### [Work to do]
Give back exactly the lines from the one with "Recreate this image" through the one with "import * as", inclusive, without the images.

### [Data shown]
******************************
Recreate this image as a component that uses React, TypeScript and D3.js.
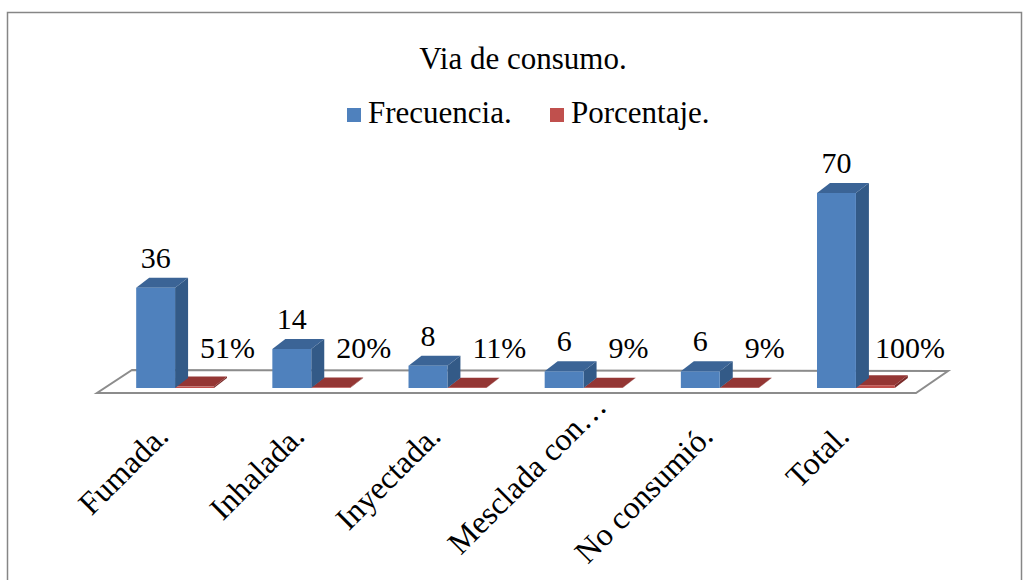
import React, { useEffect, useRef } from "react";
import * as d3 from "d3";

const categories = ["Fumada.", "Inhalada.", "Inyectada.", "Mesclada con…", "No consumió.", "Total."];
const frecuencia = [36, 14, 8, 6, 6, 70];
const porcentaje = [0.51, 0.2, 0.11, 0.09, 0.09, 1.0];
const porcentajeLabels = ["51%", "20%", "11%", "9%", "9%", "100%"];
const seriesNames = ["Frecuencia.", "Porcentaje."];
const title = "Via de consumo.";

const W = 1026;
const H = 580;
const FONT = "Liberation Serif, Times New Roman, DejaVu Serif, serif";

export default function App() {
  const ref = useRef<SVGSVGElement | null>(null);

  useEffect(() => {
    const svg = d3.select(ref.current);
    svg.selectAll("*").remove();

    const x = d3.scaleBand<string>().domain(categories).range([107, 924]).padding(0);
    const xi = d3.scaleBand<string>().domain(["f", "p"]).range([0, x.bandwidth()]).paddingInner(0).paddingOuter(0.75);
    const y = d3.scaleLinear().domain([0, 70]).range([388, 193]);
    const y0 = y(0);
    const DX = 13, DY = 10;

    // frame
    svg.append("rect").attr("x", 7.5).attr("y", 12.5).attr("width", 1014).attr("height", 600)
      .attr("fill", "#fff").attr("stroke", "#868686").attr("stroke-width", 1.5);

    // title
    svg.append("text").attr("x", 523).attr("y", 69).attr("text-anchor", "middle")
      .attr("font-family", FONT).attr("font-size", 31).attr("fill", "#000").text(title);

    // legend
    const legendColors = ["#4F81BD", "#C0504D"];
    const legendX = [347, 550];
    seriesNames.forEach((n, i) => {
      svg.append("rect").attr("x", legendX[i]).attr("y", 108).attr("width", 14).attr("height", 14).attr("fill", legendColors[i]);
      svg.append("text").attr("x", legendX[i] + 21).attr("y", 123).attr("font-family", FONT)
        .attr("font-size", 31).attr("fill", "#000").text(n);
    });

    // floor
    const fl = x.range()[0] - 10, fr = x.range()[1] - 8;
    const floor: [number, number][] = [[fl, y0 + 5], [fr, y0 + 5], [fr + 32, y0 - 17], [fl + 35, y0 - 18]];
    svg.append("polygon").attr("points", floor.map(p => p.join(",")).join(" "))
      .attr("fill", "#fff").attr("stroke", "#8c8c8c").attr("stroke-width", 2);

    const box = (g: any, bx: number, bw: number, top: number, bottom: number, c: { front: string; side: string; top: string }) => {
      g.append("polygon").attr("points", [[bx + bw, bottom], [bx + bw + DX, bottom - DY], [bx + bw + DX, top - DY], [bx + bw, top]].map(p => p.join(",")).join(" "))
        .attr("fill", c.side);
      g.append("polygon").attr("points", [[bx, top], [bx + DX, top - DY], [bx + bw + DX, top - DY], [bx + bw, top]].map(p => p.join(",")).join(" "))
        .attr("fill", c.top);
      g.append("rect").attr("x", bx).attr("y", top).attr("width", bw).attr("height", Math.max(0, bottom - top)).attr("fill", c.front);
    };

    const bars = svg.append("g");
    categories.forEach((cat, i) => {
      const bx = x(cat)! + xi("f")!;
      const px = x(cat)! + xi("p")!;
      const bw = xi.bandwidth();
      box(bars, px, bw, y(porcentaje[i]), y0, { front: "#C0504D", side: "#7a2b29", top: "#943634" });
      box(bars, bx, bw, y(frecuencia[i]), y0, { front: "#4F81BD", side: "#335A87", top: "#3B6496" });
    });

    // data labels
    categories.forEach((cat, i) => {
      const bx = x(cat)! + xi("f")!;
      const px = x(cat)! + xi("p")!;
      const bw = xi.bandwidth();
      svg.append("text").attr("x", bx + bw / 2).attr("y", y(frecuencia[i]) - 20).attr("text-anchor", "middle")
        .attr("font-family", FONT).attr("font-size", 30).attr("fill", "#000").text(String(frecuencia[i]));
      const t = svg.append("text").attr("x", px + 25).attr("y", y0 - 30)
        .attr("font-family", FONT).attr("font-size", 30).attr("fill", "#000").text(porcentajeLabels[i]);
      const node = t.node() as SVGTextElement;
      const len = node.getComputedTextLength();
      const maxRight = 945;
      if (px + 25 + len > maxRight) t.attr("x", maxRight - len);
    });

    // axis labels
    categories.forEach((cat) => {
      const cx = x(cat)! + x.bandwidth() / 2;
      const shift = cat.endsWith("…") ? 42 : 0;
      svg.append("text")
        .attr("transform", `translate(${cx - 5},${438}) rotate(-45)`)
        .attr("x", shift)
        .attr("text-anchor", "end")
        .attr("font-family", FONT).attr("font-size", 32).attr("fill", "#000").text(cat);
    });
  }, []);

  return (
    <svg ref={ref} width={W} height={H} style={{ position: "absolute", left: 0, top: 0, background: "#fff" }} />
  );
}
******************************
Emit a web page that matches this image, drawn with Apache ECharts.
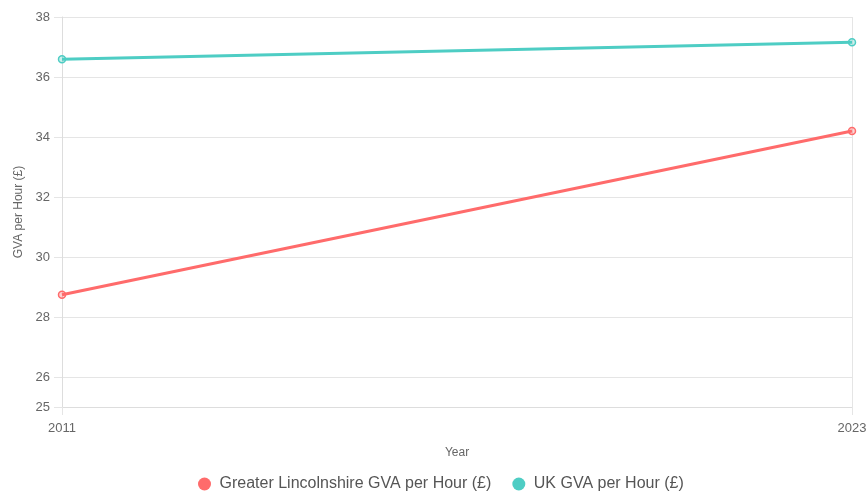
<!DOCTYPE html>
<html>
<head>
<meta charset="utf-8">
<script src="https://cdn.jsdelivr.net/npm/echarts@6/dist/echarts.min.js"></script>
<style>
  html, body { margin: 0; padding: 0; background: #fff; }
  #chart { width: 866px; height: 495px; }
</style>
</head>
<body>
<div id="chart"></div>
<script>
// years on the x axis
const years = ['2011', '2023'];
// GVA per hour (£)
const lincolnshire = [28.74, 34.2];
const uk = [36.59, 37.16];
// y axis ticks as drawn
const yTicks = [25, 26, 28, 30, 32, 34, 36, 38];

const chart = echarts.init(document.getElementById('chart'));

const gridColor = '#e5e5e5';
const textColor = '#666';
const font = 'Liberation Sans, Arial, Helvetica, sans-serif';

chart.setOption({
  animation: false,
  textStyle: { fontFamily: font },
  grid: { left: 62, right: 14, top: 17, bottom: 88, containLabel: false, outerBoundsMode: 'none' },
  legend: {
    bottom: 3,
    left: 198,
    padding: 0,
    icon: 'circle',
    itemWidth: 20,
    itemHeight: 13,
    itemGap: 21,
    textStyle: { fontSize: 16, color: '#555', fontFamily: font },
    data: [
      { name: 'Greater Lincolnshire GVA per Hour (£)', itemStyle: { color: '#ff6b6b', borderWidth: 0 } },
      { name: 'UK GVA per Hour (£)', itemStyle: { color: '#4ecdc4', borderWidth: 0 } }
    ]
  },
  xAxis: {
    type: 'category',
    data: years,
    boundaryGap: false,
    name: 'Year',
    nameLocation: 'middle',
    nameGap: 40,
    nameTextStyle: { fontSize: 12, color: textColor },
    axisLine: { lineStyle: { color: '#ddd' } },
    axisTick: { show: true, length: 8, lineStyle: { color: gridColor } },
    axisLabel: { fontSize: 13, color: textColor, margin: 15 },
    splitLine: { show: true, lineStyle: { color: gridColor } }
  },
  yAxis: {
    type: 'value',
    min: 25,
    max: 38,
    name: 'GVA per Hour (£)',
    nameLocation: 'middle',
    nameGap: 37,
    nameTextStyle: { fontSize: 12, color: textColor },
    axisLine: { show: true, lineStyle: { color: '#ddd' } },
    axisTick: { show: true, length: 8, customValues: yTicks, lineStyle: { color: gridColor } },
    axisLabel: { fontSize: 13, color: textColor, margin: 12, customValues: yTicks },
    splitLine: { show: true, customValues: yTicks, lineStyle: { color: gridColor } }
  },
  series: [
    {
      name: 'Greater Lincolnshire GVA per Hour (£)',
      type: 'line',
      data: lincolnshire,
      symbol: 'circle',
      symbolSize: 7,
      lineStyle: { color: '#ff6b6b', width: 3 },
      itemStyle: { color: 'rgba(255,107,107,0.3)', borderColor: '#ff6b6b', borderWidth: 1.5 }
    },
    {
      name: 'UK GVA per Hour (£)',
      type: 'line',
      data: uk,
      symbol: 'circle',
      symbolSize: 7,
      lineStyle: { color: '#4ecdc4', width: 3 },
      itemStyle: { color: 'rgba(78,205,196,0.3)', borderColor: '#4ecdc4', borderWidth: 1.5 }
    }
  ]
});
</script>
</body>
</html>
******************************
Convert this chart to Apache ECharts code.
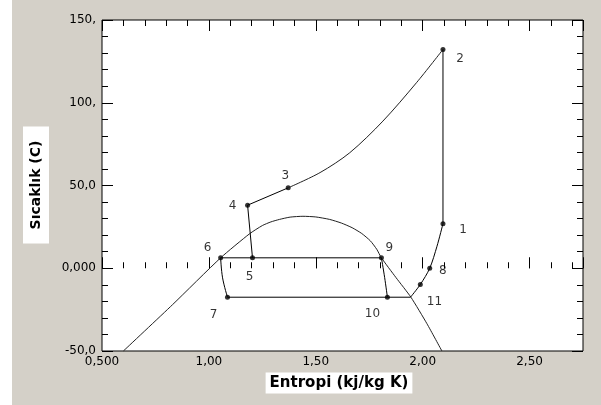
******************************
### [Complete response]
Recreate this image as a component that uses React, TypeScript and D3.js.
import React, { useEffect, useRef } from "react";
import * as d3 from "d3";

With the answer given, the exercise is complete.